Computer security is a contradiction in terms. Consider the past year alone: Cyberthieves stole $81 million from the central bank of Bangladesh. The $4.8 billion takeover of Yahoo by Verizon was nearly derailed by two enormous data breaches. Russian hackers interfered in the American presidential election.
Away from the headlines, a black market in computerized extortion, hacking-for-hire and stolen digital goods is booming. The problem is about to get worse.
Computers increasingly deal not only with abstract data such as credit-card details and databases but also with the real world of physical objects and vulnerable human bodies. A modern car is a computer on wheels, an airplane is a computer with wings. The arrival of the “internet of things” will see computers baked into everything from road signs and MRI scanners to prosthetics and insulin pumps.
There is little evidence that these gadgets will be any more trustworthy than their desktop counterparts. Hackers already have proven that they can take remote control of connected cars and pacemakers.
It is tempting to believe that the security problem can be solved with yet more technical wizardry and a call for heightened vigilance. It certainly is true that many companies still fail to take security seriously enough. That requires a kind of cultivated paranoia that does not come naturally to non-tech companies. Organizations of all stripes should embrace initiatives such as “bug bounty” programs, whereby companies reward ethical hackers for discovering flaws so that they can be fixed before they are abused.
There is no way to make computers completely safe, however. Software is hugely complex. Across its products, Google must manage around 2 billion lines of source code, so errors are inevitable. The average program has 14 separate vulnerabilities, each of them a potential point of illicit entry. Such weaknesses are compounded by the history of the internet, in which security was an afterthought.
This is not a counsel of despair. The risk from fraud, car accidents and the weather can never be eliminated completely either. However, societies have developed ways of managing such risk — from government regulation to the use of legal liability and insurance to create incentives for safer behavior.
Start with regulation. Governments’ first priority is to refrain from making the situation worse. Terrorist attacks, such as the recent ones in St. Petersburg and London, often spark calls for encryption to be weakened so that the security services can better monitor what individuals are up to. It is impossible to weaken encryption for terrorists alone, however. The same protection that guards messaging programs such as Whatsapp also guards bank transactions and online identities. Computer security is best served by encryption that is strong for everyone.
The next priority is to set basic product regulations. A lack of expertise always will hamper the ability of users of computers to protect themselves. Governments therefore should promote “public health” for computing. They could insist that internet-connected gizmos be updated with fixes when flaws are found. They could force users to change default usernames and passwords.
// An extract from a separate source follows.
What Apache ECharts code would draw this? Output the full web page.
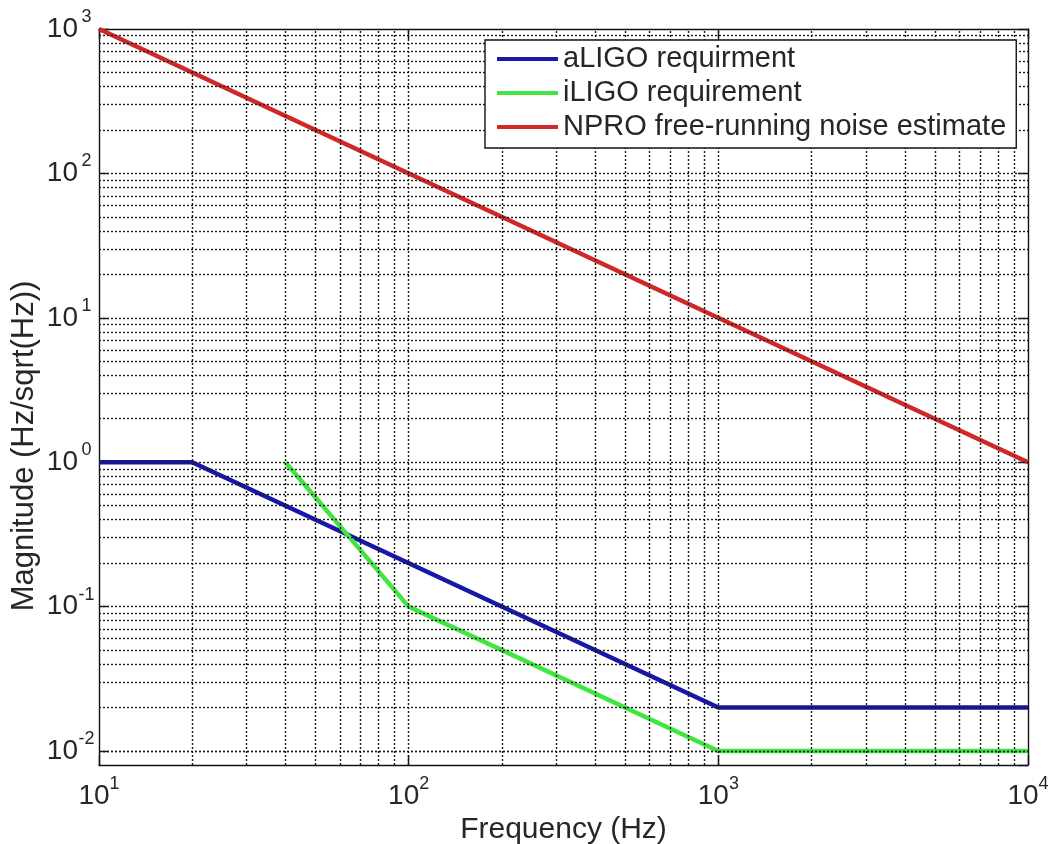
<!DOCTYPE html>
<html><head><meta charset="utf-8">
<script src="https://cdn.jsdelivr.net/npm/echarts@6/dist/echarts.min.js"></script>
<style>html,body{margin:0;padding:0;background:#fff}#c{width:1052px;height:844px}</style>
</head><body><div id="c"></div>
<script>
// ---- data ----
const aligoFreq = [10, 20, 1000, 10000];
const aligoMag  = [1, 1, 0.02, 0.02];
const iligoFreq = [40, 100, 1000, 10000];
const iligoMag  = [1, 0.1, 0.01, 0.01];
const nproFreq  = [10, 10000];
const nproMag   = [1000, 1];
const seriesNames = ['aLIGO requirment', 'iLIGO requirement', 'NPRO free-running noise estimate'];
const xDecades = [10, 100, 1000, 10000];
const yDecades = [0.001, 0.01, 0.1, 1, 10, 100, 1000];
const xRange = [10, 10000];
const yRange = [0.008, 1000];
const xTitle = 'Frequency (Hz)';
const yTitle = 'Magnitude (Hz/sqrt(Hz))';

const colors = ['#1717a8', '#40e640', '#d02828'];
const txt = '#262626';
const FONT = '"Liberation Sans", Arial, Helvetica, sans-serif';

function zip(a, b) { return a.map((v, i) => [v, b[i]]); }
function gridValues(decades, range) {
  const out = [];
  decades.forEach(d => { for (let k = 1; k <= 9; k++) { const v = +(d * k).toPrecision(6); if (v > range[0] * 1.0001 && v < range[1] * 0.9999) out.push(v); } });
  return out;
}
function expLabel(v) {
  const e = Math.log10(v), r = Math.round(e);
  if (Math.abs(e - r) > 1e-6) return '';
  return '{b|10}{s|' + r + '}';
}
const gridLine = { color: '#1a1a1a', width: 1.4, type: [2, 2] };
const xGrid = gridValues(xDecades, xRange).map(v => ({ xAxis: v }));
const yGrid = gridValues(yDecades, yRange).map(v => ({ yAxis: v }));

const baseAxis = {
  type: 'log', logBase: 10,
  axisLine: { show: true, lineStyle: { color: '#111', width: 1.4 } },
  axisTick: { show: true, inside: true, length: 10, lineStyle: { color: '#111', width: 1.4 } },
  splitLine: { show: false },
  minorTick: { show: false }, minorSplitLine: { show: false }
};

const chart = echarts.init(document.getElementById('c'), null, { renderer: 'canvas' });
chart.setOption({
  animation: false,
  backgroundColor: '#fff',
  textStyle: { fontFamily: FONT },
  grid: { left: 99, right: 24, top: 29, bottom: 79, containLabel: false, outerBoundsMode: 'none' },
  xAxis: [
    Object.assign({}, baseAxis, {
      min: xRange[0], max: xRange[1], position: 'bottom',
      name: xTitle, nameLocation: 'middle', nameGap: 48,
      nameTextStyle: { fontSize: 30, color: txt, fontFamily: FONT },
      axisLabel: { margin: 10, formatter: expLabel, showMinLabel: true, showMaxLabel: true,
        rich: { b: { fontSize: 28, color: txt, fontFamily: FONT }, s: { fontSize: 18, color: txt, fontFamily: FONT, padding: [0, 0, 24, 0] } } }
    }),
    Object.assign({}, baseAxis, { min: xRange[0], max: xRange[1], position: 'top', axisLabel: { show: false } })
  ],
  yAxis: [
    Object.assign({}, baseAxis, {
      min: yRange[0], max: yRange[1], position: 'left',
      axisLabel: { margin: 4, formatter: expLabel, showMinLabel: false, showMaxLabel: true, align: 'right',
        rich: { b: { fontSize: 28, color: txt, fontFamily: FONT }, s: { fontSize: 18, width: 17, align: 'left', color: txt, fontFamily: FONT, padding: [0, 0, 24, 0] } } }
    }),
    Object.assign({}, baseAxis, { min: yRange[0], max: yRange[1], position: 'right', axisLabel: { show: false } })
  ],
  graphic: [{
    type: 'text', x: 24, y: 446, rotation: Math.PI / 2, silent: true,
    style: { text: yTitle, font: '31px ' + FONT, fill: txt, textAlign: 'center', textVerticalAlign: 'middle' }
  }],
  legend: {
    data: seriesNames, orient: 'vertical', left: 485, top: 40, z: 20, zlevel: 0,
    icon: 'rect', itemWidth: 61, itemHeight: 4, itemGap: 4,
    padding: [4, 10, 6, 12],
    backgroundColor: '#fff', borderColor: '#111', borderWidth: 1.4, borderRadius: 0,
    textStyle: { fontSize: 29, lineHeight: 30, color: txt, fontFamily: FONT }
  },
  series: [
    { name: 'grid', type: 'line', data: [], silent: true, z: 1,
      markLine: { silent: true, symbol: ['none', 'none'], label: { show: false }, animation: false,
        lineStyle: gridLine, emphasis: { disabled: true }, data: xGrid.concat(yGrid) } },
    { name: seriesNames[0], type: 'line', data: zip(aligoFreq, aligoMag), showSymbol: false, z: 3,
      lineStyle: { color: colors[0], width: 4.5 }, itemStyle: { color: colors[0] } },
    { name: seriesNames[1], type: 'line', data: zip(iligoFreq, iligoMag), showSymbol: false, z: 3,
      lineStyle: { color: colors[1], width: 4.5 }, itemStyle: { color: colors[1] } },
    { name: seriesNames[2], type: 'line', data: zip(nproFreq, nproMag), showSymbol: false, z: 3,
      lineStyle: { color: colors[2], width: 4.5 }, itemStyle: { color: colors[2] } }
  ]
});
</script></body></html>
Reporting laws, already in force in some American states, can oblige companies to disclose when they or their products are hacked. That encourages them to fix a problem instead of burying it.
Setting minimum standards gets you only so far, though. Users’ failure to protect themselves is only one instance of the general problem with computer security — that the incentives to take it seriously are too weak. Often the harm from hackers is not to the owner of a compromised device. Think of botnets — networks of computers, from desktops to routers to “smart” light bulbs, that are infected with malware and attack other targets.